QM Interpretations

curiousphoton

The following are the interpretations of QM:

Bohmian · CCC · Consistent histories · Copenhagen · Ensemble · Hidden variable theory · Many-worlds · Pondicherry · Quantum logic · Relational · Transactional

Which is the most accepted by the theoretical physics community? Obviously all have some supporters but I'm interested in finding out which is the most popular and why?

Thanks.

DrChinese

There have actually been surveys done on this here. And I have seen some informal surverys as well. In many ways the most popular answer may be "Don't know, not sure if I should care". Not saying that is my opinion or that most specialists hold that view, but I would say it reflects the viewpoint of a lot of working physicists.

Bob_for_short

Ensemble, of course. It is not so opposite to the others though.

Why ensemble? Because one point does not give you all information about the quantum state. One point is a too poor experiment. You cannot even tell/prove where it comes from.

As in the macroscopic case, in the microscopic case you also deal with compound systems. And any compound system needs many exchanges to reveal its true face. More pixels, better image.

RUTA

I find the majority of physicists don't care about interpretations, subscribing to Mermin's "shut up and calculate." Physics Today 57, #5, 10-11 (2004).

Bob_for_short

They keep exactly to the ensemble interpretation: everybody calculates probabilities in our, single Universe according to the wave (quantum) mechanics.

hamster143

That's like saying that all agnostics are Buddhists, because Buddhism allows the possibility of all other gods.

Among physicists who do express preference for an interpretation, many-worlds interpretation is very popular.

Demystifier

I never heard about CCC and Pondicherry. What are those? Some links?

Bob_for_short

How about the experimentalists? Are they content with one-point data in a double-slit experiment or do they care about measurement statistics in this world?

vanesch

I also prefer Many Worlds - and I am (or used to be) an instrumentalist/experimentalist. But I don't consider MW necessarily as "true", I only consider it as a very helpful mental picture to get some intuition for quantum-mechanical experiments. It avoids the difficult question of "what is a measurement" and "when does the wave function collapse" - and when you do so, all apparent paradoxes of EPR experiments and of retarded quantum erasers and so on disappear.

Bob_for_short

Sorry to hear that.

vanesch

curiousphoton

So far many-worlds is my favorite. Is the fact that you have 12 interpretations of QM (and you may basically choose a favorite because one is not technically more correct than another) a major downfall to the theory?

Wikipedia

Count Iblis

My opinion is that either MWI is true or QM itself is not exactly valid.

f95toli

Remember that not everyone who is doing "QM experiments" are working in optics. The double slit is a nice "toy" but it is far from the only system where you can see "weird" quantum effects.
There are plenty of people (me included) who work on system where there is only a single "quantum object" and not an ensemble, this includes just about everyone working with single qubits (solid state systems, ion traps etc).

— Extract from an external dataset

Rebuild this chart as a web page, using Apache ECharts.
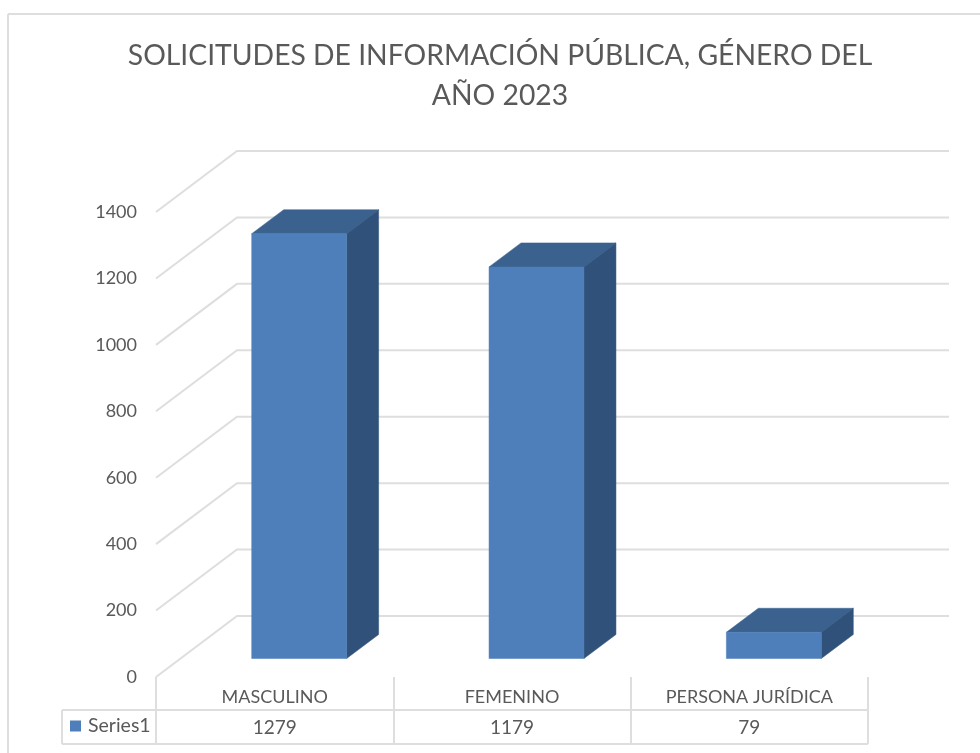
<!DOCTYPE html>
<html>
<head>
<meta charset="utf-8">
<style>html,body{margin:0;padding:0;background:#fff}#c{width:980px;height:753px}</style>
<script src="https://cdn.jsdelivr.net/npm/echarts@6/dist/echarts.min.js"></script>
</head>
<body>
<div id="c"></div>
<script>
const titleText = 'SOLICITUDES DE INFORMACIÓN PÚBLICA, GÉNERO DEL\nAÑO 2023';
const categories = ['MASCULINO', 'FEMENINO', 'PERSONA JURÍDICA'];
const seriesName = 'Series1';
const seriesValues = [1279, 1179, 79];
const yTicks = [0, 200, 400, 600, 800, 1000, 1200, 1400];

const FONT = 'Lato, "Open Sans", sans-serif';
const TXT = '#595959', GRID = '#dedede';
const WALL = [81, -61], FLOOR = [24.5, -18.5], DEPTH = [32, -24];

const chart = echarts.init(document.getElementById('c'), null, {renderer: 'canvas'});
const line = (x1, y1, x2, y2) => ({
  type: 'line', silent: true,
  shape: {x1, y1, x2, y2},
  style: {stroke: GRID, lineWidth: 2}
});

chart.setOption({
  animation: false,
  backgroundColor: '#fff',
  title: {
    text: titleText, left: 495, top: 31, textAlign: 'center',
    textStyle: {fontFamily: FONT, fontSize: 28.3, fontWeight: 'normal', color: TXT, lineHeight: 40}
  },
  legend: {
    data: [seriesName], left: 70, top: 716, itemWidth: 11, itemHeight: 11, icon: 'rect',
    selectedMode: false, itemGap: 0, padding: 0,
    textStyle: {fontFamily: FONT, fontSize: 19.5, color: TXT, padding: [0, 0, 0, 2]}
  },
  grid: {left: 156, right: 112, top: 212, height: 465, containLabel: false, outerBoundsMode: 'none'},
  xAxis: [{
    type: 'category', data: categories, position: 'bottom',
    axisLine: {show: false},
    axisTick: {show: true, length: 67, lineStyle: {color: GRID, width: 2}},
    axisLabel: {margin: 11, interval: 0, fontFamily: FONT, fontSize: 18, color: TXT}
  }, {
    type: 'category', data: seriesValues.map(String), position: 'bottom', offset: 33,
    axisLine: {show: true, lineStyle: {color: GRID, width: 2}},
    axisTick: {show: false},
    axisLabel: {margin: 8, interval: 0, fontFamily: FONT, fontSize: 19, color: TXT}
  }],
  yAxis: {
    type: 'value', min: 0, max: 1400, interval: 200,
    splitLine: {show: false}, axisLine: {show: false}, axisTick: {show: false},
    axisLabel: {margin: 19, fontFamily: FONT, fontSize: 18, color: TXT, formatter: v => String(v)}
  },
  graphic: [
    line(8, 14, 980, 14),
    line(8, 14, 8, 753),
    line(62, 710, 156, 710),
    line(62, 744, 868, 744),
    line(62, 710, 62, 744)
  ],
  series: [{
    type: 'custom', name: 'walls', silent: true, z: 1, clip: false,
    encode: {x: 0, y: 1},
    data: yTicks.map(v => [0, v]),
    renderItem(params, api) {
      const cs = params.coordSys;
      const y = api.coord([0, api.value(1)])[1];
      const x0 = cs.x, xb = x0 + WALL[0], yb = y + WALL[1], xr = cs.x + cs.width + WALL[0];
      return {
        type: 'polyline',
        shape: {points: [[x0, y], [xb, yb], [xr, yb]]},
        style: {fill: null, stroke: GRID, lineWidth: 2}
      };
    }
  }, {
    type: 'custom', name: seriesName, silent: true, z: 2, clip: false,
    itemStyle: {color: '#4e7fbb'},
    encode: {x: 0, y: 1},
    data: seriesValues.map((v, i) => [i, v]),
    renderItem(params, api) {
      const top = api.coord([api.value(0), api.value(1)]);
      const base = api.coord([api.value(0), 0]);
      const w = api.size([1, 0])[0] * 0.4;
      const xl = top[0] + FLOOR[0] - w / 2, xr = xl + w;
      const yt = top[1] + FLOOR[1], yb = base[1] + FLOOR[1];
      const [dx, dy] = DEPTH;
      return {
        type: 'group',
        children: [{
          type: 'polygon',
          shape: {points: [[xl, yt], [xr, yt], [xr + dx, yt + dy], [xl + dx, yt + dy]]},
          style: {fill: '#3b618f', stroke: '#3b618f', lineWidth: 0.5}
        }, {
          type: 'polygon',
          shape: {points: [[xr, yt], [xr + dx, yt + dy], [xr + dx, yb + dy], [xr, yb]]},
          style: {fill: '#30527a', stroke: '#30527a', lineWidth: 0.5}
        }, {
          type: 'rect',
          shape: {x: xl, y: yt, width: w, height: yb - yt},
          style: {fill: '#4e7fbb', stroke: '#4e7fbb', lineWidth: 0.5}
        }]
      };
    }
  }]
});
</script>
</body>
</html>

Personally I am in the "shut up and calculate" camp, and so is just about everyone else I work with.

Bob_for_short

The more you will work with your "single quantum object", the more data you will analyse, the better you will understand what an "ensemble" means. It is an ensemble of data about your single system, it goes without saying, and that's why it is sufficient to shut up and calculate.

Demystifier

My opinion is that MWI is correct but not complete.
(MWI by itself in its minimal form cannot explain the origin of the Born rule.)

f95toli

True, but that is hardly a unique property of quantum systems. Most experiments involves taking averages of some sort at one point or another even if it just means increasing the integration time of your multimeter; but that has more to do with achieving a better signal-to-noise ratio than of any fundamental property of the system you are measuring.
There are certainly examples where one can -at least in principle- see the "quantumness" of a systems using a single shot readout. An obvious example being to first manipulate a single using MW pulses and then reading out its state using a measurement pulse. Now, the final result of such a procedure is obviously single-valued (since the qubit will end up in one of two states) but what comes before that (the manipulation) is very much a series of "quantum operations".
Any interpretation (or -in my case- lack of interpretation) should surely take into account not only what we see after the measurement pulse but also what is happening when we are manipulating the qubit; because even though we are not measuring we are certainly doing SOMETHING to the qubit with our pulses.